減免の申請は年度ごとに必要なので、年度が変われば新たに申請する必要があります。
手続き方法
国民健康保険の減免手続きには、以下のいずれかの書類と印鑑が必要になります。
必要書類は減免内容や自治体によって違うので、各地区町村窓口で確認してください。
減免申請の必要書類
- 雇用保険受給資格者証
- 離職票
- 退職証明書
- 廃業証明書
上記のうちいずれか
このうち離職票はハローワークへ手続きに行くと提出することになります。
なので、離職票が必要な場合はハローワークへ行く前に減免手続きを済ますようにしましょう。
また、住民税が減免できる自治体もあるので、国民健康保険の減免を申請したついでに税金課の窓口へ行くのも忘れないようにしましょう。
関連記事失業で住民税は減免できる!無職が知っておきたい住民税の知識
減免のデメリット
国民健康保険を減免することによるデメリットはありません。

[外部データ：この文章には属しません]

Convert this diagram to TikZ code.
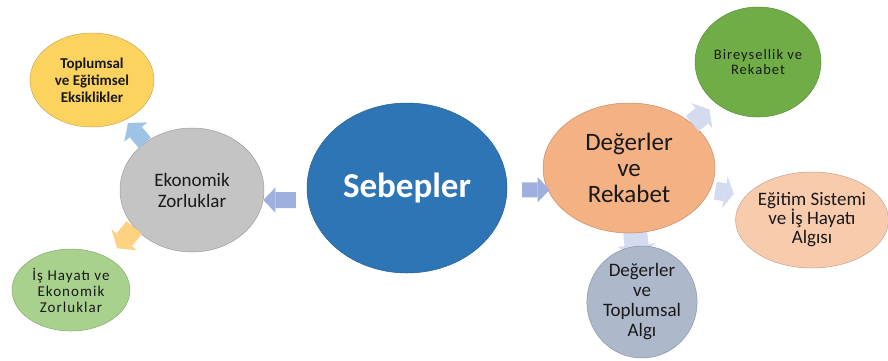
\documentclass[tikz,border=0pt]{standalone}
\usepackage{fontspec}
\setmainfont{Carlito}
\newfontfamily\spacedfont[LetterSpace=7]{Carlito}
\usepackage{xcolor}
\definecolor{sebblue}{RGB}{46,117,182}
\definecolor{ekogray}{RGB}{196,196,196}
\definecolor{topyellow}{RGB}{252,211,95}
\definecolor{isgreen}{RGB}{169,209,142}
\definecolor{degorange}{RGB}{244,177,131}
\definecolor{birgreen}{RGB}{112,173,71}
\definecolor{egtpeach}{RGB}{248,203,173}
\definecolor{algblue}{RGB}{173,185,202}
\definecolor{arrlav}{RGB}{160,176,222}
\definecolor{arrsky}{RGB}{157,195,230}
\definecolor{arrgold}{RGB}{255,210,130}
\definecolor{arrpale}{RGB}{212,218,240}
\usetikzlibrary{shapes.geometric,arrows.meta,backgrounds}
\tikzset{
  bubble/.style={ellipse,draw=#1!80!black,fill=#1,line width=0.5pt,
    inner sep=0pt,align=center,text=black!90},
  blk/.style={draw=#1,line width=15pt,
    -{Triangle[width=25pt,length=12pt,line width=0pt,fill=#1]}},
}
\newcommand{\fs}[2]{\fontsize{#1}{#2}\selectfont}

\begin{document}
\begin{tikzpicture}[x=1pt,y=-1pt]
  \useasboundingbox (0,0) rectangle (888,360);
  % ellipses
  \node[bubble=sebblue,minimum width=200,minimum height=170,text=white,
    font=\fs{35}{40}\bfseries] (sebep) at (407,188) {Sebepler};
  \node[bubble=ekogray,minimum width=144,minimum height=124,
    font=\fs{19}{21}] (ekon) at (192,190) {Ekonomik\\Zorluklar};
  \node[bubble=topyellow,minimum width=124,minimum height=94,
    font=\fs{15}{17}\bfseries] (toplu) at (92,80) {Toplumsal\\ve Eğitimsel\\Eksiklikler};
  \node[bubble=isgreen,minimum width=118,minimum height=82,
    font=\spacedfont\fs{15}{16}] (ishay) at (71,290) {İş Hayatı ve\\Ekonomik\\Zorluklar};
  \node[bubble=degorange,minimum width=172,minimum height=130,
    font=\fs{25}{26}] (deger) at (629,168) {Değerler\\ve\\Rekabet};
  \node[bubble=birgreen,minimum width=126,minimum height=110,
    font=\spacedfont\fs{14.5}{15}] (birey) at (758,62) {Bireysellik ve\\Rekabet};
  \node[bubble=egtpeach,minimum width=150,minimum height=96,
    font=\fs{19}{19}] (egitim) at (812,220) {Eğitim Sistemi\\ve İş Hayatı\\Algısı};
  \node[bubble=algblue,minimum width=100,minimum height=112,
    font=\fs{19}{20}] (algi) at (642,302) {Değerler\\ve\\Toplumsal\\Algı};
  % block arrows
  \draw[blk=arrlav,line width=16pt,shorten <=12pt] (sebep.187) -- (ekon.-8);
  \draw[blk=arrlav,shorten <=15pt,shorten >=-2pt] (sebep.-1) -- (deger.195);
  \draw[blk=arrsky,line width=16pt,
    -{Triangle[width=30pt,length=12pt,line width=0pt,fill=arrsky]},
    shorten >=4pt] (ekon.135) -- (toplu.-50);
  \draw[blk=arrgold,line width=20pt,
    -{Triangle[width=33pt,length=11pt,line width=0pt,fill=arrgold]},
    shorten >=13pt] (ekon.213) -- (ishay.40);
  \draw[blk=arrpale,line width=20pt,
    -{Triangle[width=33pt,length=10pt,line width=0pt,fill=arrpale]},
    shorten >=9pt] (deger.35) -- (birey.225);
  \draw[blk=arrpale,line width=18pt,
    -{Triangle[width=32pt,length=9pt,line width=0pt,fill=arrpale]},
    shorten <=5pt,shorten >=12pt] (deger.-15) -- (egitim.160);
  \begin{scope}[on background layer]
    \draw[blk=arrpale,line width=24pt,
      -{Triangle[width=38pt,length=14pt,line width=0pt,fill=arrpale]},
      shorten <=-8pt,shorten >=-13pt] (deger) -- (algi);
  \end{scope}
\end{tikzpicture}
\end{document}
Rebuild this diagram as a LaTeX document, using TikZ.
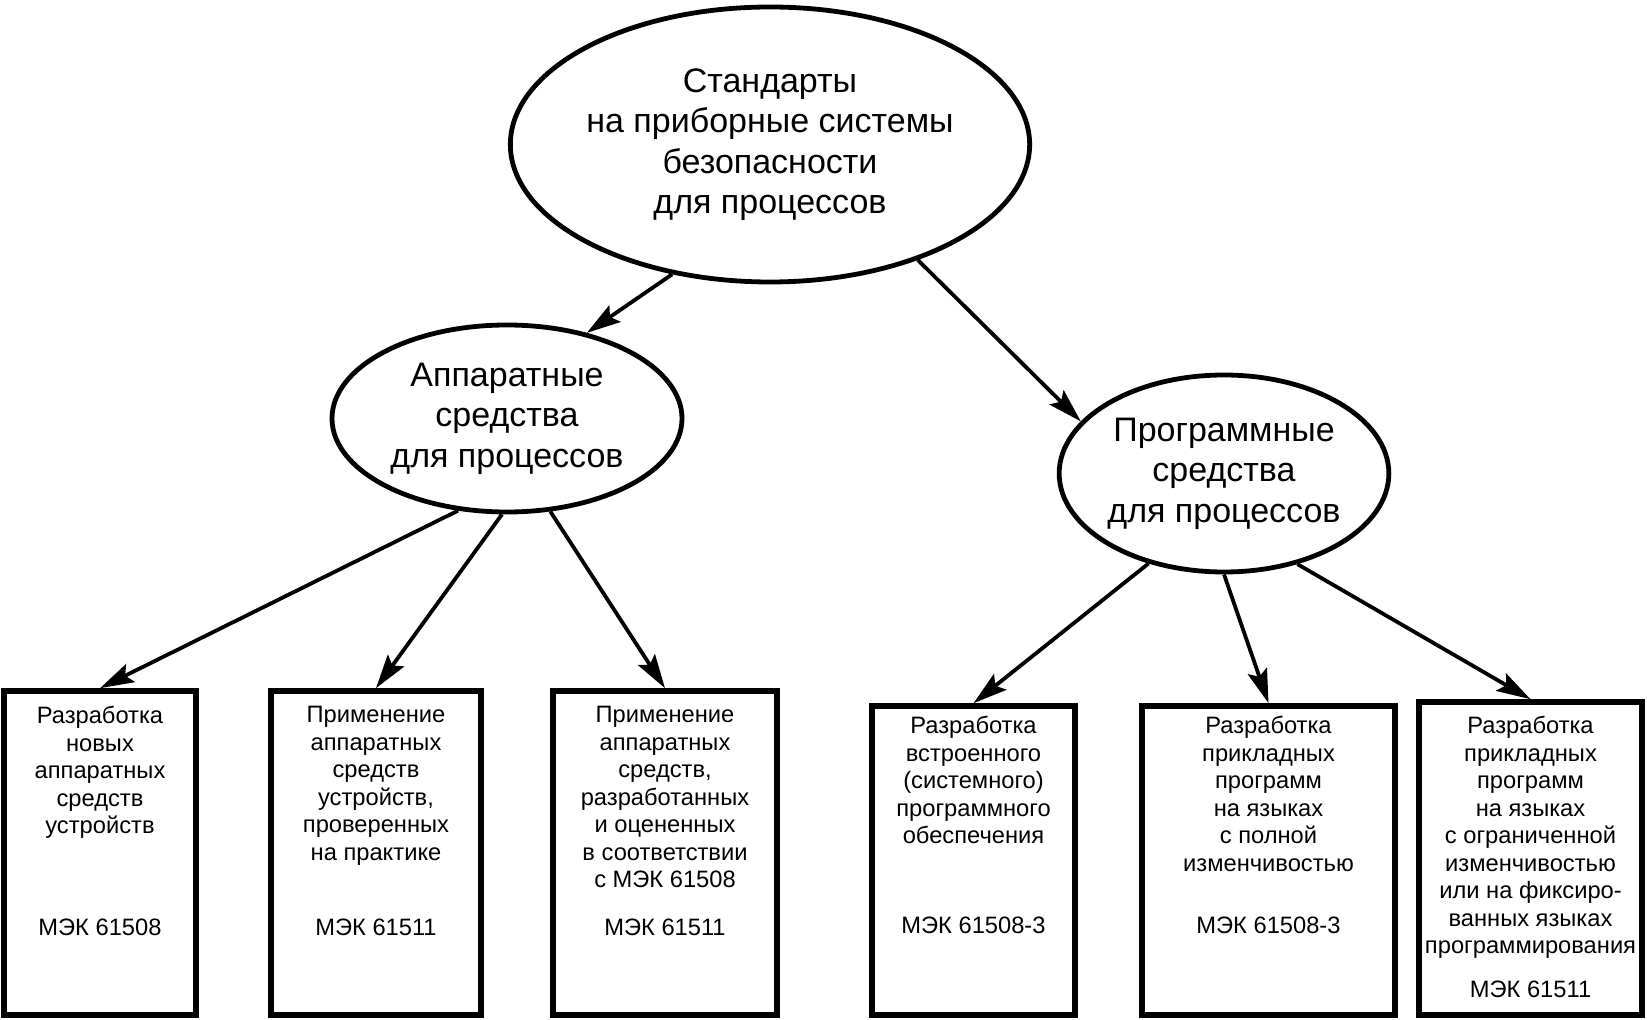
\documentclass[tikz,border=0pt]{standalone}
\usepackage{fontspec}
\setmainfont{Liberation Sans}
\usetikzlibrary{positioning, arrows.meta, shapes.geometric, calc}

\begin{document}
\begin{tikzpicture}[
    x=0.5pt, y=-0.5pt,
    oval/.style={
        ellipse,
        draw=black,
        line width=2.4pt,
        inner sep=0pt,
        align=center,
        font=\fontsize{17}{20.25}\selectfont
    },
    block/.style={
        rectangle,
        draw=black,
        line width=2.8pt,
        minimum height=154.5pt
    },
    lbl/.style={anchor=north, inner sep=0pt, align=center, font=\fontsize{11.85}{13.75}\selectfont},
    code/.style={anchor=base, inner sep=0pt, font=\fontsize{11.85}{13.75}\selectfont},
    arr/.style={-{Stealth[length=17pt, width=10pt, inset=3pt]}, line width=1.9pt}
]

\useasboundingbox (0,0) rectangle (1647,1020);

\def\ya{853}
\def\yb{860.5}

% Ellipses
\node[oval, minimum width=258pt, minimum height=137.5pt] (std) at (770,144.5) {Стандарты\\на приборные системы\\безопасности\\для процессов};
\node[oval, minimum width=175pt, minimum height=93.5pt] (hw) at (507,418.5) {Аппаратные\\средства\\для процессов};
\node[oval, minimum width=164pt, minimum height=98.5pt] (sw) at (1224,473.5) {Программные\\средства\\для процессов};

% Boxes
\node[block, minimum width=96pt, minimum height=162pt] (b1) at (100,\ya) {};
\node[block, minimum width=105pt, minimum height=162pt] (b2) at (376,\ya) {};
\node[block, minimum width=112pt, minimum height=162pt] (b3) at (665,\ya) {};
\node[block, minimum width=101.5pt] (b4) at (973.5,\yb) {};
\node[block, minimum width=126.5pt] (b5) at (1268.5,\yb) {};
\node[block, minimum width=111.5pt, minimum height=156.5pt] (b6) at (1530.5,858.5) {};

% Box texts
\node[lbl] (t1) at (100,706) {Разработка\\новых\\аппаратных\\средств\\устройств};
\node[lbl] (t2) at (376,706) {Применение\\аппаратных\\средств\\устройств,\\проверенных\\на практике};
\node[lbl] (t3) at (665,706) {Применение\\аппаратных\\средств,\\разработанных\\и оцененных\\в соответствии\\с МЭК 61508};
\node[lbl] (t4) at (973.5,716) {Разработка\\встроенного\\(системного)\\программного\\обеспечения};
\node[lbl] (t5) at (1268.5,716) {Разработка\\прикладных\\программ\\на языках\\с полной\\изменчивостью};
\node[lbl] (t6) at (1530.5,716) {Разработка\\прикладных\\программ\\на языках\\с ограниченной\\изменчивостью\\или на фиксиро-\\ванных языках\\программирования};

\node[code] (c1) at (100,935) {МЭК 61508};
\node[code] (c2) at (376,935) {МЭК 61511};
\node[code] (c3) at (665,935) {МЭК 61511};
\node[code] (c4) at (973.5,933) {МЭК 61508-3};
\node[code] (c5) at (1268.5,933) {МЭК 61508-3};
\node[code] (c6) at (1530.5,997) {МЭК 61511};

% Arrows
\draw[arr] (std.233.7) -- (hw.47.8);
\draw[arr] (std.322.5) -- (sw.160.3);
\draw[arr] (hw.242.8) -- (b1.north);
\draw[arr] (hw.267.6) -- (b2.north);
\draw[arr] (hw.295.9) -- (b3.north);
\draw[arr] (sw.230.9) -- (b4.north);
\draw[arr] (sw.270) -- (b5.north);
\draw[arr] (sw.309.9) -- (b6.north);

\end{tikzpicture}
\end{document}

減免しても通常と同じように3割負担で医療を受けることができます。
しかし、国民健康保険を選ぶこと自体にデメリットのある人はいます。
退職後の健康保険には「会社の健康保険を任意継続する」と「家族の扶養に入る」という選択肢があるので、これらを選んだ方が得する人がいるからです。
たとえば次のような人は国民健康保険よりも任意継続した方が、保険料が安く済むことが多いです。
任意継続の方が得する人
- 扶養家族の多い人
- 収入が高い人
一般的に扶養家族の多い人や、退職前の収入が高い人は、国民健康保険よりも任意継続を選んだ方が保険料が安くなります。
国民健康保険と任意継続のどっちが得かは、下記の記事で解説しているので参考にしてください。
関連記事任意継続と国民健康保険どっちが得か?退職後の健康保険の選び方
また、夫や親など扶養してもらえる家族がいるのなら、家族の扶養に入るのがベストです。
夫や親の扶養に入れば保険料は全額免除になるので、保険料を払えないなら扶養に入ることも選択肢に入れましょう。
国民健康保険は申請すれば大幅に減免することができます。逆に言うと、何もしなければ高額な保険料を取られてしまうのです。
退職後は自分から積極的に情報を得るようにしましょう。減免制度を活かしてしっかり節約しましょうね。